Recorded data:
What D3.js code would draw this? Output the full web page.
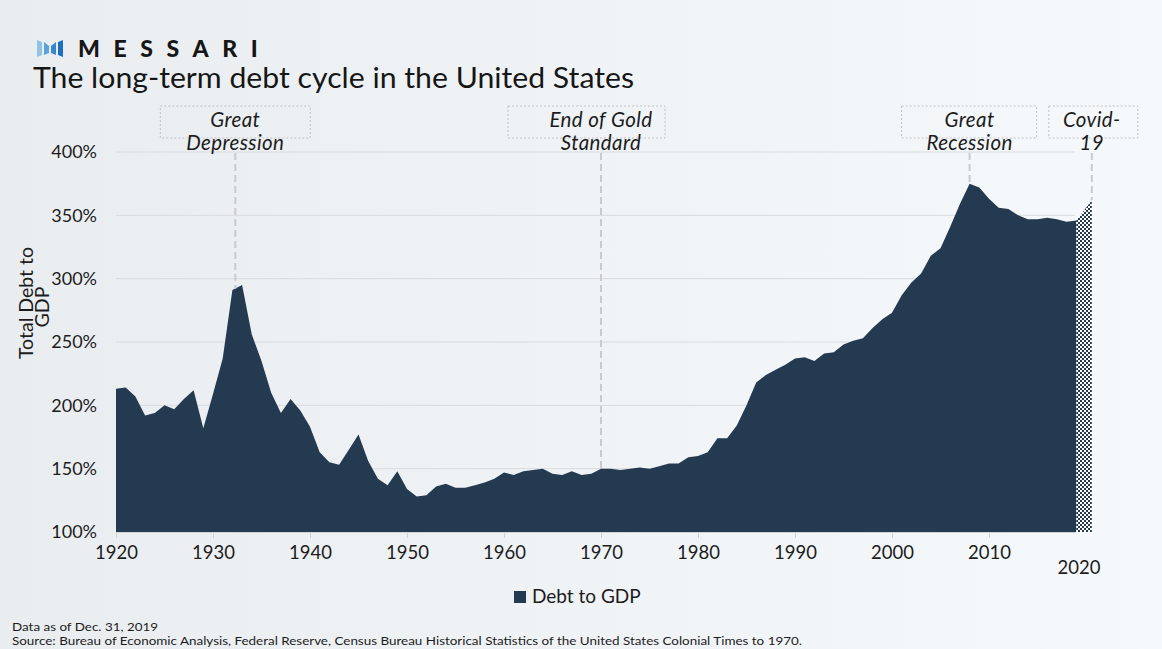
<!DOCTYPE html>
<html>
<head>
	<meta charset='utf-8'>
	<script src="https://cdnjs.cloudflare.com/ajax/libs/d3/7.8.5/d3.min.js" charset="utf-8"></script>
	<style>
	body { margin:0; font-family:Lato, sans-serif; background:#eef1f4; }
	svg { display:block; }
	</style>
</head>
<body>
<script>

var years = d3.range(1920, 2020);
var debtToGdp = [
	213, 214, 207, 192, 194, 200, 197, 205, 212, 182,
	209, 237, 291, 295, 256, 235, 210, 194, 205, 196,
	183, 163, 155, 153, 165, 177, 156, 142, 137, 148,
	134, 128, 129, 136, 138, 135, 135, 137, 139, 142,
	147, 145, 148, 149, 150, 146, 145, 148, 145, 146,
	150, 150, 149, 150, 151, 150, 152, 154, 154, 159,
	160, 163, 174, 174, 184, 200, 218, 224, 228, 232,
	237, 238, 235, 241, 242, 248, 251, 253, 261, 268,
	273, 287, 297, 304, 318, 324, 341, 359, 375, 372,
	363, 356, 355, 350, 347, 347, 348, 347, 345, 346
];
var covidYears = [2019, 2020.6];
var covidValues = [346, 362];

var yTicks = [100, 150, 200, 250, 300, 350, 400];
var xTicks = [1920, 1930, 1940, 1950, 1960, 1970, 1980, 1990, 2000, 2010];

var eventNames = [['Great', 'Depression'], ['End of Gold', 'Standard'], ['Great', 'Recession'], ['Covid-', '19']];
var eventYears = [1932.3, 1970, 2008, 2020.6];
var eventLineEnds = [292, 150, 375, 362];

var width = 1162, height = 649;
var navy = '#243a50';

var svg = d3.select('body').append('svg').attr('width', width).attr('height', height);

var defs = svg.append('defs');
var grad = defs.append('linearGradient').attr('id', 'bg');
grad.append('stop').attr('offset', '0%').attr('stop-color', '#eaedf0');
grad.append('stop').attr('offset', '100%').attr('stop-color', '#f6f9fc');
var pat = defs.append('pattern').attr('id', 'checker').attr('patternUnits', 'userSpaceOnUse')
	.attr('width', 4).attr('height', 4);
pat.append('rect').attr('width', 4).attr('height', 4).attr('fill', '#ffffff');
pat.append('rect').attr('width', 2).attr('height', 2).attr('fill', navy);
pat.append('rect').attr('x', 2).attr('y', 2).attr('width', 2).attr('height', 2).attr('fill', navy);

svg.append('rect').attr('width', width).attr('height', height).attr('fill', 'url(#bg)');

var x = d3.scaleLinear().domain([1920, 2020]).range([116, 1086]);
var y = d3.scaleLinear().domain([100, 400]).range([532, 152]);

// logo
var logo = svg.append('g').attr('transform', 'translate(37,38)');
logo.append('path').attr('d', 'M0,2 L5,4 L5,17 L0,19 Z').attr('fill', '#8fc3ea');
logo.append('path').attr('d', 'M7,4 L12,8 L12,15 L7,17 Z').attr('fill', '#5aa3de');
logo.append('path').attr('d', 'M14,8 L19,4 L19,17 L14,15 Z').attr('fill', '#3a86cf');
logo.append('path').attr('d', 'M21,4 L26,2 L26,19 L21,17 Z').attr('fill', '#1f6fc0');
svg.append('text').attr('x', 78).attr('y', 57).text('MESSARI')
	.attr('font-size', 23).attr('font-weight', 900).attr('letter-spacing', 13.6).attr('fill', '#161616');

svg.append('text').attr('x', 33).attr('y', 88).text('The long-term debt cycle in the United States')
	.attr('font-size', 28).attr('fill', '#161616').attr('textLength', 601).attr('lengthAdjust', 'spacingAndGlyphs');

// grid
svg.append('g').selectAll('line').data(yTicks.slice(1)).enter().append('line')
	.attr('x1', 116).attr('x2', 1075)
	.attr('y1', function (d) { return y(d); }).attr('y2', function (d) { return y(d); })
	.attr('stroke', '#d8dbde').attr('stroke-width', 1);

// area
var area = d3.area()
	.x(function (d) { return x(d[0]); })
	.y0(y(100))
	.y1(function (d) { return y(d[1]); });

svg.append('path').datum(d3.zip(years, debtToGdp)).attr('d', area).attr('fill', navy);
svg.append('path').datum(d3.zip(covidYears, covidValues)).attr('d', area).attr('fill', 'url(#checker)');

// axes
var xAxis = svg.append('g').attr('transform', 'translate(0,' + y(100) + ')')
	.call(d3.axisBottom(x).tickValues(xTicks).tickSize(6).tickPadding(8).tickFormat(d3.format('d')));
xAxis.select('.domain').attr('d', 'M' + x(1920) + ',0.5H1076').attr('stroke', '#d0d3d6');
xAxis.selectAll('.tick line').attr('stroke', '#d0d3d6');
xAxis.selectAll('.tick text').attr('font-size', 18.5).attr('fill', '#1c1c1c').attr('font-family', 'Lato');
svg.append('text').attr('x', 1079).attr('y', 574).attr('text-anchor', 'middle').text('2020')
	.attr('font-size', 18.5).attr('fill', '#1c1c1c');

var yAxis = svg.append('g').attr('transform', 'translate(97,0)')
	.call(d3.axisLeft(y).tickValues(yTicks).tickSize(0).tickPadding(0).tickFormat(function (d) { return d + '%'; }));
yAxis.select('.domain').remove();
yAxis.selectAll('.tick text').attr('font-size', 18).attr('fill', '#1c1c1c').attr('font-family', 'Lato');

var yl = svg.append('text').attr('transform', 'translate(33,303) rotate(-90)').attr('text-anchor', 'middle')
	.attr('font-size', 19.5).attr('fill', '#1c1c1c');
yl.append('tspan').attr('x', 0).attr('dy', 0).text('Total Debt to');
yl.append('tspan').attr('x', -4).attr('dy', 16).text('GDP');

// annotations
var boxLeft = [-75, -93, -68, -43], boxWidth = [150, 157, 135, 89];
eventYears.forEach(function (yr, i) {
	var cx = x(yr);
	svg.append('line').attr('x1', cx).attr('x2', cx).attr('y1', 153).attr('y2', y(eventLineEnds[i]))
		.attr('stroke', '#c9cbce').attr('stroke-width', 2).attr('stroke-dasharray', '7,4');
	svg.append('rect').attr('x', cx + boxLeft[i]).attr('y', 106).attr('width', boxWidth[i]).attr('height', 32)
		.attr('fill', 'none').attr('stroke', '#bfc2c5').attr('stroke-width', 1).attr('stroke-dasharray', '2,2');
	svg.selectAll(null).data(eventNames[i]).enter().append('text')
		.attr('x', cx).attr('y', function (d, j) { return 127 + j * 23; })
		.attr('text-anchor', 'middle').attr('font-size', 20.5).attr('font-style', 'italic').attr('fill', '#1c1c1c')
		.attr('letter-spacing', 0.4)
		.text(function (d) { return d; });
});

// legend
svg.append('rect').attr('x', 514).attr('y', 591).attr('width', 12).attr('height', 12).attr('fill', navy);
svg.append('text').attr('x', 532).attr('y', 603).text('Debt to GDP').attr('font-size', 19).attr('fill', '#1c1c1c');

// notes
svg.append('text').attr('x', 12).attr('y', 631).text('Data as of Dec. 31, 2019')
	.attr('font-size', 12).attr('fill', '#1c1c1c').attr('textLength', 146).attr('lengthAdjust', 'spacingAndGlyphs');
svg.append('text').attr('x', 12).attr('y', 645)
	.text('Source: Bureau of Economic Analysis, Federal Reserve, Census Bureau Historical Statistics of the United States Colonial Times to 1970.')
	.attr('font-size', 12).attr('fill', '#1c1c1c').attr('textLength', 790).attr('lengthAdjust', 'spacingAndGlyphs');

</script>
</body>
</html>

Written exercise:
Pictures excluded, quote all the data above exactly.

Answer to this task:
What D3.js code would draw this? Output the full web page.
<!DOCTYPE html>
<html>
<head>
	<meta charset='utf-8'>
	<script src="https://cdnjs.cloudflare.com/ajax/libs/d3/7.8.5/d3.min.js" charset="utf-8"></script>
	<style>
	body { margin:0; font-family:Lato, sans-serif; background:#eef1f4; }
	svg { display:block; }
	</style>
</head>
<body>
<script>

var years = d3.range(1920, 2020);
var debtToGdp = [
	213, 214, 207, 192, 194, 200, 197, 205, 212, 182,
	209, 237, 291, 295, 256, 235, 210, 194, 205, 196,
	183, 163, 155, 153, 165, 177, 156, 142, 137, 148,
	134, 128, 129, 136, 138, 135, 135, 137, 139, 142,
	147, 145, 148, 149, 150, 146, 145, 148, 145, 146,
	150, 150, 149, 150, 151, 150, 152, 154, 154, 159,
	160, 163, 174, 174, 184, 200, 218, 224, 228, 232,
	237, 238, 235, 241, 242, 248, 251, 253, 261, 268,
	273, 287, 297, 304, 318, 324, 341, 359, 375, 372,
	363, 356, 355, 350, 347, 347, 348, 347, 345, 346
];
var covidYears = [2019, 2020.6];
var covidValues = [346, 362];

var yTicks = [100, 150, 200, 250, 300, 350, 400];
var xTicks = [1920, 1930, 1940, 1950, 1960, 1970, 1980, 1990, 2000, 2010];

var eventNames = [['Great', 'Depression'], ['End of Gold', 'Standard'], ['Great', 'Recession'], ['Covid-', '19']];
var eventYears = [1932.3, 1970, 2008, 2020.6];
var eventLineEnds = [292, 150, 375, 362];

var width = 1162, height = 649;
var navy = '#243a50';

var svg = d3.select('body').append('svg').attr('width', width).attr('height', height);

var defs = svg.append('defs');
var grad = defs.append('linearGradient').attr('id', 'bg');
grad.append('stop').attr('offset', '0%').attr('stop-color', '#eaedf0');
grad.append('stop').attr('offset', '100%').attr('stop-color', '#f6f9fc');
var pat = defs.append('pattern').attr('id', 'checker').attr('patternUnits', 'userSpaceOnUse')
	.attr('width', 4).attr('height', 4);
pat.append('rect').attr('width', 4).attr('height', 4).attr('fill', '#ffffff');
pat.append('rect').attr('width', 2).attr('height', 2).attr('fill', navy);
pat.append('rect').attr('x', 2).attr('y', 2).attr('width', 2).attr('height', 2).attr('fill', navy);

svg.append('rect').attr('width', width).attr('height', height).attr('fill', 'url(#bg)');

var x = d3.scaleLinear().domain([1920, 2020]).range([116, 1086]);
var y = d3.scaleLinear().domain([100, 400]).range([532, 152]);

// logo
var logo = svg.append('g').attr('transform', 'translate(37,38)');
logo.append('path').attr('d', 'M0,2 L5,4 L5,17 L0,19 Z').attr('fill', '#8fc3ea');
logo.append('path').attr('d', 'M7,4 L12,8 L12,15 L7,17 Z').attr('fill', '#5aa3de');
logo.append('path').attr('d', 'M14,8 L19,4 L19,17 L14,15 Z').attr('fill', '#3a86cf');
logo.append('path').attr('d', 'M21,4 L26,2 L26,19 L21,17 Z').attr('fill', '#1f6fc0');
svg.append('text').attr('x', 78).attr('y', 57).text('MESSARI')
	.attr('font-size', 23).attr('font-weight', 900).attr('letter-spacing', 13.6).attr('fill', '#161616');

svg.append('text').attr('x', 33).attr('y', 88).text('The long-term debt cycle in the United States')
	.attr('font-size', 28).attr('fill', '#161616').attr('textLength', 601).attr('lengthAdjust', 'spacingAndGlyphs');

// grid
svg.append('g').selectAll('line').data(yTicks.slice(1)).enter().append('line')
	.attr('x1', 116).attr('x2', 1075)
	.attr('y1', function (d) { return y(d); }).attr('y2', function (d) { return y(d); })
	.attr('stroke', '#d8dbde').attr('stroke-width', 1);

// area
var area = d3.area()
	.x(function (d) { return x(d[0]); })
	.y0(y(100))
	.y1(function (d) { return y(d[1]); });

svg.append('path').datum(d3.zip(years, debtToGdp)).attr('d', area).attr('fill', navy);
svg.append('path').datum(d3.zip(covidYears, covidValues)).attr('d', area).attr('fill', 'url(#checker)');

// axes
var xAxis = svg.append('g').attr('transform', 'translate(0,' + y(100) + ')')
	.call(d3.axisBottom(x).tickValues(xTicks).tickSize(6).tickPadding(8).tickFormat(d3.format('d')));
xAxis.select('.domain').attr('d', 'M' + x(1920) + ',0.5H1076').attr('stroke', '#d0d3d6');
xAxis.selectAll('.tick line').attr('stroke', '#d0d3d6');
xAxis.selectAll('.tick text').attr('font-size', 18.5).attr('fill', '#1c1c1c').attr('font-family', 'Lato');
svg.append('text').attr('x', 1079).attr('y', 574).attr('text-anchor', 'middle').text('2020')
	.attr('font-size', 18.5).attr('fill', '#1c1c1c');

var yAxis = svg.append('g').attr('transform', 'translate(97,0)')
	.call(d3.axisLeft(y).tickValues(yTicks).tickSize(0).tickPadding(0).tickFormat(function (d) { return d + '%'; }));
yAxis.select('.domain').remove();
yAxis.selectAll('.tick text').attr('font-size', 18).attr('fill', '#1c1c1c').attr('font-family', 'Lato');

var yl = svg.append('text').attr('transform', 'translate(33,303) rotate(-90)').attr('text-anchor', 'middle')
	.attr('font-size', 19.5).attr('fill', '#1c1c1c');
yl.append('tspan').attr('x', 0).attr('dy', 0).text('Total Debt to');
yl.append('tspan').attr('x', -4).attr('dy', 16).text('GDP');

// annotations
var boxLeft = [-75, -93, -68, -43], boxWidth = [150, 157, 135, 89];
eventYears.forEach(function (yr, i) {
	var cx = x(yr);
	svg.append('line').attr('x1', cx).attr('x2', cx).attr('y1', 153).attr('y2', y(eventLineEnds[i]))
		.attr('stroke', '#c9cbce').attr('stroke-width', 2).attr('stroke-dasharray', '7,4');
	svg.append('rect').attr('x', cx + boxLeft[i]).attr('y', 106).attr('width', boxWidth[i]).attr('height', 32)
		.attr('fill', 'none').attr('stroke', '#bfc2c5').attr('stroke-width', 1).attr('stroke-dasharray', '2,2');
	svg.selectAll(null).data(eventNames[i]).enter().append('text')
		.attr('x', cx).attr('y', function (d, j) { return 127 + j * 23; })
		.attr('text-anchor', 'middle').attr('font-size', 20.5).attr('font-style', 'italic').attr('fill', '#1c1c1c')
		.attr('letter-spacing', 0.4)
		.text(function (d) { return d; });
});

// legend
svg.append('rect').attr('x', 514).attr('y', 591).attr('width', 12).attr('height', 12).attr('fill', navy);
svg.append('text').attr('x', 532).attr('y', 603).text('Debt to GDP').attr('font-size', 19).attr('fill', '#1c1c1c');

// notes
svg.append('text').attr('x', 12).attr('y', 631).text('Data as of Dec. 31, 2019')
	.attr('font-size', 12).attr('fill', '#1c1c1c').attr('textLength', 146).attr('lengthAdjust', 'spacingAndGlyphs');
svg.append('text').attr('x', 12).attr('y', 645)
	.text('Source: Bureau of Economic Analysis, Federal Reserve, Census Bureau Historical Statistics of the United States Colonial Times to 1970.')
	.attr('font-size', 12).attr('fill', '#1c1c1c').attr('textLength', 790).attr('lengthAdjust', 'spacingAndGlyphs');

</script>
</body>
</html>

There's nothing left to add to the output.